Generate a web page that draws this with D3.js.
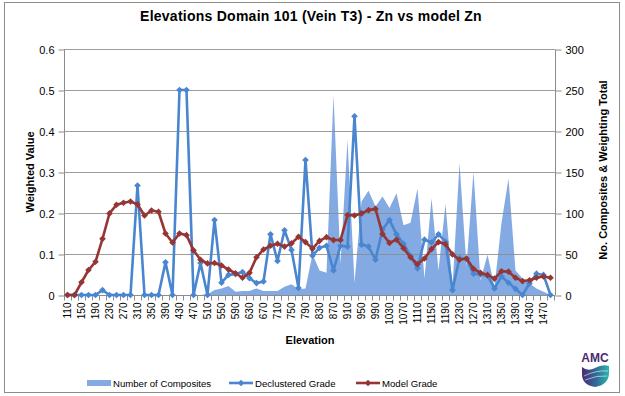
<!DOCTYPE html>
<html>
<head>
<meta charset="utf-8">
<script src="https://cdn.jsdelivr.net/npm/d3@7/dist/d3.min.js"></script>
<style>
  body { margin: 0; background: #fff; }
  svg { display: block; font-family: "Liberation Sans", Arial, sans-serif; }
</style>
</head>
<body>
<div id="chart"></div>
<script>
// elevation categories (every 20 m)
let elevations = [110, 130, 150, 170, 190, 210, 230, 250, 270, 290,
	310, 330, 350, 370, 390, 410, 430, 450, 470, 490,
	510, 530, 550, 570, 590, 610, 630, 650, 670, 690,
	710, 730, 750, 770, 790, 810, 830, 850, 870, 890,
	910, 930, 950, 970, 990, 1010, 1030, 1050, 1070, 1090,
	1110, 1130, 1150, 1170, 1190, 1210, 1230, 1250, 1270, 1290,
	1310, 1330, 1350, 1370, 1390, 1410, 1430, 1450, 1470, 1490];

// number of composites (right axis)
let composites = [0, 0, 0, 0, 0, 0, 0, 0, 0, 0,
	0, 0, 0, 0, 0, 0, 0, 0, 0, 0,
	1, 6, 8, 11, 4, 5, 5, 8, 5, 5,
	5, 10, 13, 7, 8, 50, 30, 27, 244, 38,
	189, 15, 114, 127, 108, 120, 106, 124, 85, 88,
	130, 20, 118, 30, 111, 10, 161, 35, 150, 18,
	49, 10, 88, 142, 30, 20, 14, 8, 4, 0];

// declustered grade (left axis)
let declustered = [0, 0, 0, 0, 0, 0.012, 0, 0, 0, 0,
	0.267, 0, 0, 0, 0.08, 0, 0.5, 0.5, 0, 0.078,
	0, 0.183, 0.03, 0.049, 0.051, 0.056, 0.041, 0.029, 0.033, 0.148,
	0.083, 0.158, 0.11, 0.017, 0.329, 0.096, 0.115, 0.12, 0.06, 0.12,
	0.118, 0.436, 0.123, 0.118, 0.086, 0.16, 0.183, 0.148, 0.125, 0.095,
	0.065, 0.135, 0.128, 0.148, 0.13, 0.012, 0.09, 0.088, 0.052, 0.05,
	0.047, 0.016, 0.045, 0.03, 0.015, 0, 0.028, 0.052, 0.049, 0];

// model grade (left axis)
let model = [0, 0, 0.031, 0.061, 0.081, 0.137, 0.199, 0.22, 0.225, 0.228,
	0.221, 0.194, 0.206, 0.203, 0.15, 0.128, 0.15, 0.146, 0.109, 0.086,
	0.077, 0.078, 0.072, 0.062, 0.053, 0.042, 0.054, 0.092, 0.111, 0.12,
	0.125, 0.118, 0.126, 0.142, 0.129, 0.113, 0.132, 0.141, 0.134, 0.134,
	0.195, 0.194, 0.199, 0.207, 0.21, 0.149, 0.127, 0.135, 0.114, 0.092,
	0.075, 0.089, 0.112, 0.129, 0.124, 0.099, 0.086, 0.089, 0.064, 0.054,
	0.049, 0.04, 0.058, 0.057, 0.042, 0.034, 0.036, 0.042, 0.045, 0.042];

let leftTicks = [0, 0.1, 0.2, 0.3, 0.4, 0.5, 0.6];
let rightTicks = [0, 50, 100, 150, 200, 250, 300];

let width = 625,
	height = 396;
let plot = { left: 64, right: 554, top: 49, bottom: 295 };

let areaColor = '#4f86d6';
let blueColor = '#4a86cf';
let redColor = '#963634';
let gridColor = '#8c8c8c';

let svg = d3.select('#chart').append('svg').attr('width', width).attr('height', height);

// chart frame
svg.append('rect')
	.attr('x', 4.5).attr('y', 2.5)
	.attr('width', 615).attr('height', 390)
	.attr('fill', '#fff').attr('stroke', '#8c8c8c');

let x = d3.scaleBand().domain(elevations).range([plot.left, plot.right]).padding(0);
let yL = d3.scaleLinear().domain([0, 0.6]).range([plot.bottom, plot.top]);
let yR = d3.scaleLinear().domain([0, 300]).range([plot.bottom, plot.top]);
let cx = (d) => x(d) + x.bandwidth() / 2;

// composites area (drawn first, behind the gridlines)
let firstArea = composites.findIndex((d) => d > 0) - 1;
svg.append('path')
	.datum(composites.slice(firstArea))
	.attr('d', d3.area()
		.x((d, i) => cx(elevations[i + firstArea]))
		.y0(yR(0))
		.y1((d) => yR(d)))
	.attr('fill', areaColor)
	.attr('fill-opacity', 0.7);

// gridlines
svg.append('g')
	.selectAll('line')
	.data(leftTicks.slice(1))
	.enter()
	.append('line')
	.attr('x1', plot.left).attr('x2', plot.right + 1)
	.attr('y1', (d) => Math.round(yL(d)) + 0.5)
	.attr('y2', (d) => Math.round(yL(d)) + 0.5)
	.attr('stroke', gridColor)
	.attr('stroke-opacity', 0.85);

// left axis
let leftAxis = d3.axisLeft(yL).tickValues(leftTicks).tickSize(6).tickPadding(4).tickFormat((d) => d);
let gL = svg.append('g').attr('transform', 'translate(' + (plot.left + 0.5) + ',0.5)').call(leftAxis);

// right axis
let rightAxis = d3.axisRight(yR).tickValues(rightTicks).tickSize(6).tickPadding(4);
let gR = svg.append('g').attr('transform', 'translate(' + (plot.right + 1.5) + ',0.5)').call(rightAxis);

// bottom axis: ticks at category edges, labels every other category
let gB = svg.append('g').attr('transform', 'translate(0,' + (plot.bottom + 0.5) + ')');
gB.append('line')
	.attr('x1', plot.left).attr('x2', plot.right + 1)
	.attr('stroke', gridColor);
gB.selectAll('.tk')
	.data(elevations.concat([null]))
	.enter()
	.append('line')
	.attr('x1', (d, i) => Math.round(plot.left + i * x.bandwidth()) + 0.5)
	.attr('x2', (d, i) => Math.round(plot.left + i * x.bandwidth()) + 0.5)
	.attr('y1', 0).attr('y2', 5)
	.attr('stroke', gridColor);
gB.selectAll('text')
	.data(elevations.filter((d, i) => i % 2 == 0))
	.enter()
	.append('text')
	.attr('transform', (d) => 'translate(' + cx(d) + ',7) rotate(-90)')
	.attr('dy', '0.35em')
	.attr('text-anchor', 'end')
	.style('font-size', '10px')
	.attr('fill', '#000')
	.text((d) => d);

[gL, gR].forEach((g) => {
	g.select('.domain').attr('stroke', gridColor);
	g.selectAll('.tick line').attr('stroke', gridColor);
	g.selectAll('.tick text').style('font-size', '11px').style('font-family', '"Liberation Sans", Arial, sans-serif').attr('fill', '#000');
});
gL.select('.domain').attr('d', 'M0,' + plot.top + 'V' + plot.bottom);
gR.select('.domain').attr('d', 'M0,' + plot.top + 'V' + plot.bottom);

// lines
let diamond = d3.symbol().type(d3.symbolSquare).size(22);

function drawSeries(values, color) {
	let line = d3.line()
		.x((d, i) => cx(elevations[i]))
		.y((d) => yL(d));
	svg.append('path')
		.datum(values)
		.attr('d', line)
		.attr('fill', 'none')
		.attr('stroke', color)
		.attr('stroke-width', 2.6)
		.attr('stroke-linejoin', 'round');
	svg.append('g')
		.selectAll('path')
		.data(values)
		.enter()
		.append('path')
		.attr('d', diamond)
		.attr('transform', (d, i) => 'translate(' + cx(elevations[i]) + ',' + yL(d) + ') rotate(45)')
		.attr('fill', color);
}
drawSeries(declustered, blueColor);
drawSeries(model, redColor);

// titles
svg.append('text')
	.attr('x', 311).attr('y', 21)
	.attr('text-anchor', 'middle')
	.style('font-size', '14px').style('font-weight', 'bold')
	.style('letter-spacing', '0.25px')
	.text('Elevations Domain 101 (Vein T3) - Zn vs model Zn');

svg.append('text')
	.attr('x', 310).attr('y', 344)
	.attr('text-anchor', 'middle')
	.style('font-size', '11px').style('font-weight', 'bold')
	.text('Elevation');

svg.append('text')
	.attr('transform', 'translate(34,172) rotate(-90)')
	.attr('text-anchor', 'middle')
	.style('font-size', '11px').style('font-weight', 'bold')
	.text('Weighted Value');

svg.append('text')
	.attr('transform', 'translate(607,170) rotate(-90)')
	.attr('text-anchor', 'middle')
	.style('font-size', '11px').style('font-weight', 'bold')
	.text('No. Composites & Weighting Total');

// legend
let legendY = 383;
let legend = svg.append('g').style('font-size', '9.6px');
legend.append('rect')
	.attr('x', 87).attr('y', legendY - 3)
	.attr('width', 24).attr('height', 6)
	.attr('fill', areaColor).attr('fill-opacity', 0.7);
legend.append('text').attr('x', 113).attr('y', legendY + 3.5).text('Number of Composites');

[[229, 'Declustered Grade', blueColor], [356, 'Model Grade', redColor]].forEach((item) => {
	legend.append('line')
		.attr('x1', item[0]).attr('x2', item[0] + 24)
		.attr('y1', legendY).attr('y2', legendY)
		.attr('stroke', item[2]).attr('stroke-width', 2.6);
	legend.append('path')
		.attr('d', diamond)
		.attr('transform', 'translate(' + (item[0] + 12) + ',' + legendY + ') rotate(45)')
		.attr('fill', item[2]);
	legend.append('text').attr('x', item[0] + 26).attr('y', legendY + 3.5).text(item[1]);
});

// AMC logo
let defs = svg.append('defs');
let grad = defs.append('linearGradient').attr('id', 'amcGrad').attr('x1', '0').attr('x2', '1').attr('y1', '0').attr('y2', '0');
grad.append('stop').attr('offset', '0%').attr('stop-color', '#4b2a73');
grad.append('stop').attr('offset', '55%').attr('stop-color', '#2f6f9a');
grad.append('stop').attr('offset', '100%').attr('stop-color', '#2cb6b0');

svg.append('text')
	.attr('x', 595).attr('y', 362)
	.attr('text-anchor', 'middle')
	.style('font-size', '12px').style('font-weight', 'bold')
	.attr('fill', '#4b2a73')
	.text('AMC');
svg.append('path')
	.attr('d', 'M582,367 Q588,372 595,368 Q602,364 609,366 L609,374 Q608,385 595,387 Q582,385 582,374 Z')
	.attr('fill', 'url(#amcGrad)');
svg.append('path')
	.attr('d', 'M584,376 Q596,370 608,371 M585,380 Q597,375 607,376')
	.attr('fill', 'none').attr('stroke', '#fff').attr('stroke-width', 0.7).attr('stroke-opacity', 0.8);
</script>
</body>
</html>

☆ ☆ ☆ ☆ ☆ ☆ ☆

*Task details*:
From the first line above through the line containing "1310, 1330, 1350, 1370, 1390, 1410, 1430, 1450, 1470, 1490];", copy everything exactly, without the pictures.

*Worked solution*:
Generate a web page that draws this with D3.js.
<!DOCTYPE html>
<html>
<head>
<meta charset="utf-8">
<script src="https://cdn.jsdelivr.net/npm/d3@7/dist/d3.min.js"></script>
<style>
  body { margin: 0; background: #fff; }
  svg { display: block; font-family: "Liberation Sans", Arial, sans-serif; }
</style>
</head>
<body>
<div id="chart"></div>
<script>
// elevation categories (every 20 m)
let elevations = [110, 130, 150, 170, 190, 210, 230, 250, 270, 290,
	310, 330, 350, 370, 390, 410, 430, 450, 470, 490,
	510, 530, 550, 570, 590, 610, 630, 650, 670, 690,
	710, 730, 750, 770, 790, 810, 830, 850, 870, 890,
	910, 930, 950, 970, 990, 1010, 1030, 1050, 1070, 1090,
	1110, 1130, 1150, 1170, 1190, 1210, 1230, 1250, 1270, 1290,
	1310, 1330, 1350, 1370, 1390, 1410, 1430, 1450, 1470, 1490];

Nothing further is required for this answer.